In light of the liability risks associated with COVID-19, it is a good time to conduct a thorough review of your insurance coverage and determine what coverage may be available in certain circumstances.
Many businesses have likely already reviewed their business interruption insurance, which provides coverage when the insured suffers a loss of income from a disruption of business operations. The availability of business interruption coverage for losses associated with government-mandated shutdowns is still an evolving issue. While many insurers denied COVID-19-related claims based on the lack of any physical loss or provisions excluding viruses/pandemics, the resulting legal disputes are still working their way through the system.
Going forward, businesses should access whether they have sufficient coverage should someone allege that they were exposed to the virus on your property. Workers who contract COVID-19 may be entitled to workers’ compensation benefits, which would generally be covered under an employer’s workers’ compensation policy. Meanwhile, customers who claim they were exposed to the virus at certain premises may also seek to hold the business accountable. These claims may trigger coverage under commercial general liability policies, which provide coverage for “bodily injury” to certain individuals.
Given that cyberattacks have increased significantly since the pandemic began, businesses should also evaluate their current insurance policies to determine if losses incurred due to cyberattacks (business interruption, website outage, privacy breach) would be covered. If you do identify coverage gaps, it is advisable to consider a cyber-insurance policy that specifically addresses these risks.

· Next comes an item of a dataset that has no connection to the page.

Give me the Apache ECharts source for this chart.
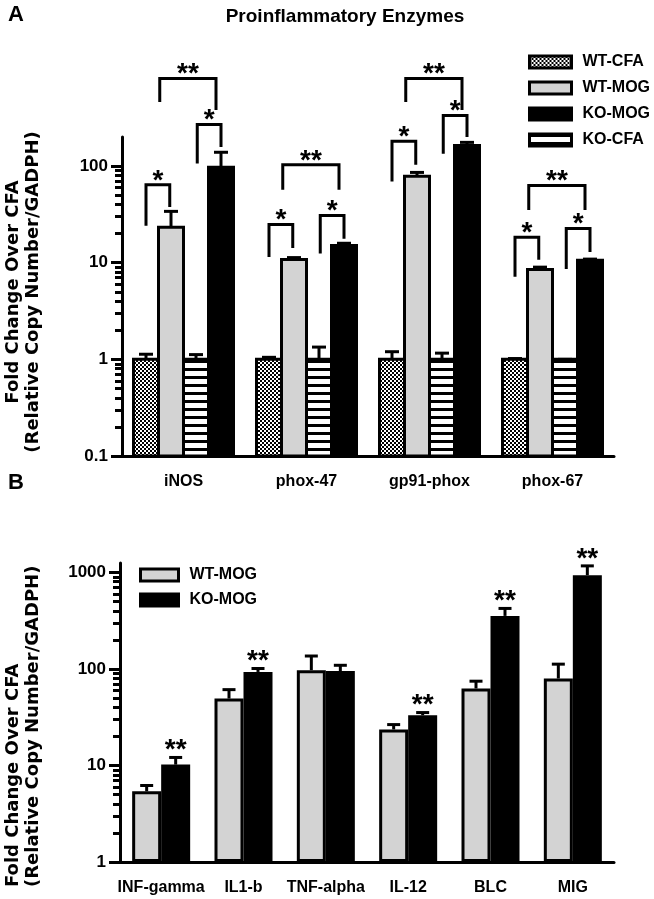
<!DOCTYPE html>
<html><head><meta charset="utf-8">
<script src="https://cdn.jsdelivr.net/npm/echarts@6/dist/echarts.min.js"></script>
<style>html,body{margin:0;padding:0;background:#fff}#c{width:654px;height:899px}</style>
</head><body><div id="c"></div>
<script>
// ---------- Panel A: Proinflammatory Enzymes ----------
const enzymeCategories = ['iNOS', 'phox-47', 'gp91-phox', 'phox-67'];
const wtCfaValues = [1, 1, 1, 1];
const wtCfaErrTop = [1.13, 1.05, 1.2, 1.02];
const wtMogValues = [23.3, 10.8, 78.6, 8.5];
const wtMogErrTop = [34, 11.3, 86, 9.0];
const koCfaValues = [1, 1, 1, 1];
const koCfaErrTop = [1.12, 1.34, 1.16, 1.0];
const koMogValues = [97, 15.1, 163, 10.6];
const koMogErrTop = [139, 15.9, 176, 10.9];
// significance brackets: [category, leftSlot, rightSlot, topValue, leftFootValue, rightFootValue, label]
const enzymeBrackets = [
  [0, 0, 0.95, 64, 25, 39, '*'],
  [0, 2.05, 3, 269, 110, 163, '*'],
  [0, 0.55, 2.8, 805, 477, 394, '**'],
  [1, 0, 0.95, 24.9, 11.9, 14.7, '*'],
  [1, 2.05, 3, 30.8, 12.9, 18.4, '*'],
  [1, 0.55, 2.8, 103, 59, 59, '**'],
  [2, 0, 0.95, 181, 72, 107, '*'],
  [2, 2.05, 3, 334, 139, 207, '*'],
  [2, 0.55, 2.8, 805, 477, 394, '**'],
  [3, 0, 0.95, 18.4, 7.4, 11.1, '*'],
  [3, 2.05, 3, 22.6, 8.9, 13.4, '*'],
  [3, 0.55, 2.8, 63, 36.5, 36.5, '**']
];
const enzymeAxisMin = 0.1, enzymeAxisMax = 200;
const enzymeMajorTicks = [0.1, 1, 10, 100];
const enzymeMinorTicks = [0.2, 0.3, 0.4, 0.5, 0.6, 0.7, 0.8, 0.9, 2, 3, 4, 5, 6, 7, 8, 9, 20, 30, 40, 50, 60, 70, 80, 90];

// ---------- Panel B: cytokines ----------
const cytokineCategories = ['INF-gamma', 'IL1-b', 'TNF-alpha', 'IL-12', 'BLC', 'MIG'];
const cytWtMogValues = [5.4, 49.3, 97, 23.6, 62.7, 79.5];
const cytWtMogErrTop = [6.2, 61, 136, 26.5, 74.6, 112];
const cytKoMogValues = [10.2, 93, 95, 33.1, 354, 935];
const cytKoMogErrTop = [12.1, 101, 109, 35.3, 423, 1167];
const cytStars = ['**', '**', '', '**', '**', '**'];
const cytokineAxisMin = 1, cytokineAxisMax = 1250;
const cytokineMajorTicks = [1, 10, 100, 1000];
const cytokineMinorTicks = [2, 3, 4, 5, 6, 7, 8, 9, 20, 30, 40, 50, 60, 70, 80, 90, 200, 300, 400, 500, 600, 700, 800, 900];

// ---------- styling ----------
const BAR_A = 25, BAR_B = 29;
const GRAY = '#d3d3d3';
const FONT = '"Liberation Sans", Arial, sans-serif';

function makePattern(w, h, draw) {
  const c = document.createElement('canvas');
  c.width = w; c.height = h;
  const g = c.getContext('2d');
  g.fillStyle = '#fff'; g.fillRect(0, 0, w, h);
  g.fillStyle = '#000'; draw(g);
  return { image: c, repeat: 'repeat' };
}
const checker = makePattern(4, 4, g => { g.fillRect(0, 0, 2, 2); g.fillRect(2, 2, 2, 2); });
const stripes = makePattern(4, 8, g => { g.fillRect(0, 0, 4, 3); });

// panel A bars start at the axis minimum (0.1), drawn through the log axis
function enzymeBars(name, values, fill, slot) {
  return {
    name, type: 'custom', xAxisIndex: 0, yAxisIndex: 0, z: 2, animation: false, silent: true,
    itemStyle: { color: fill, borderColor: '#000', borderWidth: 3 },
    data: values.map((v, i) => [i, v]),
    encode: { x: 0, y: 1 },
    renderItem(params, api) {
      const p = api.coord([api.value(0), api.value(1)]);
      const b = api.coord([api.value(0), enzymeAxisMin]);
      const x = p[0] + (slot - 1.5) * BAR_A - BAR_A / 2;
      return { type: 'rect', shape: { x, y: p[1], width: BAR_A, height: b[1] - p[1] },
        style: { fill, stroke: '#000', lineWidth: 3 } };
    }
  };
}
function bar(name, data, fill, gi, w) {
  return {
    name, type: 'bar', xAxisIndex: gi, yAxisIndex: gi * 2, data,
    barWidth: w, barGap: '0%',
    itemStyle: { color: fill, borderColor: '#000', borderWidth: 3 },
    emphasis: { disabled: true }, animation: false
  };
}
function errBars(values, tops, slot, n, w, gi, cap) {
  return {
    type: 'custom', xAxisIndex: gi, yAxisIndex: gi * 2, silent: true, z: 5, clip: false, animation: false,
    data: values.map((v, i) => [i, v, tops[i]]),
    encode: { x: 0, y: [1, 2] },
    renderItem(params, api) {
      const c = api.value(0);
      const p0 = api.coord([c, api.value(1)]);
      const p1 = api.coord([c, api.value(2)]);
      const x = p0[0] + (slot - (n - 1) / 2) * w;
      return { type: 'group', children: [
        { type: 'line', shape: { x1: x, y1: p0[1], x2: x, y2: p1[1] }, style: { stroke: '#000', lineWidth: 3 } },
        { type: 'line', shape: { x1: x - cap / 2, y1: p1[1], x2: x + cap / 2, y2: p1[1] }, style: { stroke: '#000', lineWidth: 3 } }
      ]};
    }
  };
}
function starStyle(text) {
  return { text, font: 'bold 28px ' + FONT, align: 'center', verticalAlign: 'middle', fill: '#000' };
}

const brackets = {
  type: 'custom', xAxisIndex: 0, yAxisIndex: 0, silent: true, z: 6, clip: false, animation: false,
  data: enzymeBrackets.map(b => [b[0], b[3], b[4], b[5]]),
  encode: { x: 0, y: 1 },
  renderItem(params, api) {
    const b = enzymeBrackets[params.dataIndex];
    const pt = api.coord([b[0], b[3]]);
    const base = pt[0] - 1.5 * BAR_A;
    const xl = base + b[1] * BAR_A, xr = base + b[2] * BAR_A;
    const yt = pt[1];
    const yl = api.coord([b[0], b[4]])[1];
    const yr = api.coord([b[0], b[5]])[1];
    return { type: 'group', children: [
      { type: 'polyline', shape: { points: [[xl, yl], [xl, yt], [xr, yt], [xr, yr]] },
        style: { stroke: '#000', lineWidth: 3, fill: null, lineJoin: 'miter', lineCap: 'square' } },
      { type: 'text', x: (xl + xr) / 2, y: yt - 4, style: starStyle(b[6]) }
    ]};
  }
};
const cytStarSeries = {
  type: 'custom', xAxisIndex: 1, yAxisIndex: 2, silent: true, z: 6, clip: false, animation: false,
  data: cytKoMogErrTop.map((v, i) => [i, v]),
  encode: { x: 0, y: 1 },
  renderItem(params, api) {
    const p = api.coord([api.value(0), api.value(1)]);
    return { type: 'text', x: p[0] + 0.5 * BAR_B, y: p[1] - 7, style: starStyle(cytStars[params.dataIndex]) };
  }
};

function xAxis(gi, data) {
  return {
    type: 'category', gridIndex: gi, data,
    axisLine: { lineStyle: { color: '#000', width: 3 } },
    axisTick: { alignWithLabel: true, length: 10, lineStyle: { color: '#000', width: 3 } },
    axisLabel: { margin: 18, color: '#000', fontFamily: FONT, fontWeight: 'bold', fontSize: 16, interval: 0 },
    splitLine: { show: false }
  };
}
function yAxes(gi, min, max, major, minor) {
  return [{
    type: 'log', logBase: 10, gridIndex: gi, min, max, position: 'left',
    axisLine: { show: true, lineStyle: { color: '#000', width: 3 } },
    axisTick: { show: true, customValues: major, length: 11, lineStyle: { color: '#000', width: 3 } },
    axisLabel: { customValues: major, margin: 14, color: '#000', fontFamily: FONT, fontWeight: 'bold', fontSize: 17,
      formatter: v => String(+(+v).toPrecision(6)) },
    splitLine: { show: false }, minorTick: { show: false }
  }, {
    type: 'log', logBase: 10, gridIndex: gi, min, max, position: 'left', offset: 0,
    axisLine: { show: false },
    axisTick: { show: true, customValues: minor, length: 7, lineStyle: { color: '#000', width: 3 } },
    axisLabel: { show: false }, splitLine: { show: false }
  }];
}
function legend(data, left, top, w, gap) {
  return {
    data, orient: 'vertical', left, top, padding: 0, itemWidth: w, itemHeight: 12, itemGap: gap,
    icon: 'rect', selectedMode: false,
    itemStyle: { borderColor: '#000', borderWidth: 3 },
    textStyle: { color: '#000', fontFamily: FONT, fontWeight: 'bold', fontSize: 16, lineHeight: 12, padding: [0, 0, 0, 6] }
  };
}
const yTitle = 'Fold Change Over CFA\n(Relative Copy Number/GADPH)';
const titleFont = 'bold 18px "DejaVu Sans", sans-serif';

const chart = echarts.init(document.getElementById('c'), null, { renderer: 'canvas' });
chart.setOption({
  animation: false,
  backgroundColor: '#fff',
  grid: [
    { left: 122, top: 137, width: 492, height: 319 },
    { left: 120, top: 563, width: 494, height: 299 }
  ],
  xAxis: [xAxis(0, enzymeCategories), xAxis(1, cytokineCategories)],
  yAxis: [...yAxes(0, enzymeAxisMin, enzymeAxisMax, enzymeMajorTicks, enzymeMinorTicks),
          ...yAxes(1, cytokineAxisMin, cytokineAxisMax, cytokineMajorTicks, cytokineMinorTicks)],
  legend: [
    legend(['WT-CFA', 'WT-MOG', 'KO-MOG', 'KO-CFA'], 528, 54, 42, 10),
    legend(['WT-MOG', 'KO-MOG'], 139, 567, 38, 9)
  ],
  graphic: [
    { type: 'text', x: 8, y: 4, style: { text: 'A', font: 'bold 22px ' + FONT, fill: '#000' } },
    { type: 'text', x: 8, y: 472, style: { text: 'B', font: 'bold 22px ' + FONT, fill: '#000' } },
    { type: 'text', x: 345, y: 17, style: { text: 'Proinflammatory Enzymes', font: 'bold 19px ' + FONT, fill: '#000', align: 'center', verticalAlign: 'middle' } },
    { type: 'text', x: 23, y: 292, rotation: Math.PI / 2, style: { text: yTitle, font: titleFont, fill: '#000', align: 'center', verticalAlign: 'middle', lineHeight: 20 } },
    { type: 'text', x: 23, y: 887, rotation: Math.PI / 2, style: { text: yTitle, font: titleFont, fill: '#000', align: 'left', verticalAlign: 'middle', lineHeight: 20 } }
  ],
  series: [
    enzymeBars('WT-CFA', wtCfaValues, checker, 0),
    enzymeBars('WT-MOG', wtMogValues, GRAY, 1),
    enzymeBars('KO-CFA', koCfaValues, stripes, 2),
    enzymeBars('KO-MOG', koMogValues, '#000', 3),
    errBars(wtCfaValues, wtCfaErrTop, 0, 4, BAR_A, 0, 14),
    errBars(wtMogValues, wtMogErrTop, 1, 4, BAR_A, 0, 14),
    errBars(koCfaValues, koCfaErrTop, 2, 4, BAR_A, 0, 14),
    errBars(koMogValues, koMogErrTop, 3, 4, BAR_A, 0, 14),
    brackets,
    bar('WT-MOG', cytWtMogValues, GRAY, 1, BAR_B),
    bar('KO-MOG', cytKoMogValues, '#000', 1, BAR_B),
    errBars(cytWtMogValues, cytWtMogErrTop, 0, 2, BAR_B, 1, 13),
    errBars(cytKoMogValues, cytKoMogErrTop, 1, 2, BAR_B, 1, 13),
    cytStarSeries
  ]
});
</script></body></html>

COVID-19 has been disruptive for employers and employees alike. In the height of the pandemic, many employers were forced to cut their employees’ hours, reduce compensation/benefits, and alter job duties. Now that the dust has settled, any such changes should be memorialized in writing and signed by both parties. Employment agreements should detail the extent of such changes, as well as the expected duration.
Many employees have also transitioned to a remote workforce. Employment agreements may also need to be amended to address workers’ new obligations. Issues that may need to be addressed include cybersecurity, safeguarding confidential business data, and recording hours worked. All policy/procedures changes related to remote working should be put in writing and acknowledged in writing by employees
For employees who are returning to the office, employers should also place all new health and safety protocols in writing, such as mandatory temperature screenings, health questionnaires, and COVID-19 testing. Employers should also ask employees to sign acknowledgments that they understand and will comply with the new procedures as a condition of returning to the work site.
COVID-19 pandemic has wreaked havoc on many businesses and created a significant amount of legal uncertainty. Going forward, businesses can regain control over their potential liability by expressly addressing COVID-19 in future business proposals, agreements, and contract amendments. To achieve the best protection, we strongly recommend working with an experienced attorney who can help you address your business’s unique risks.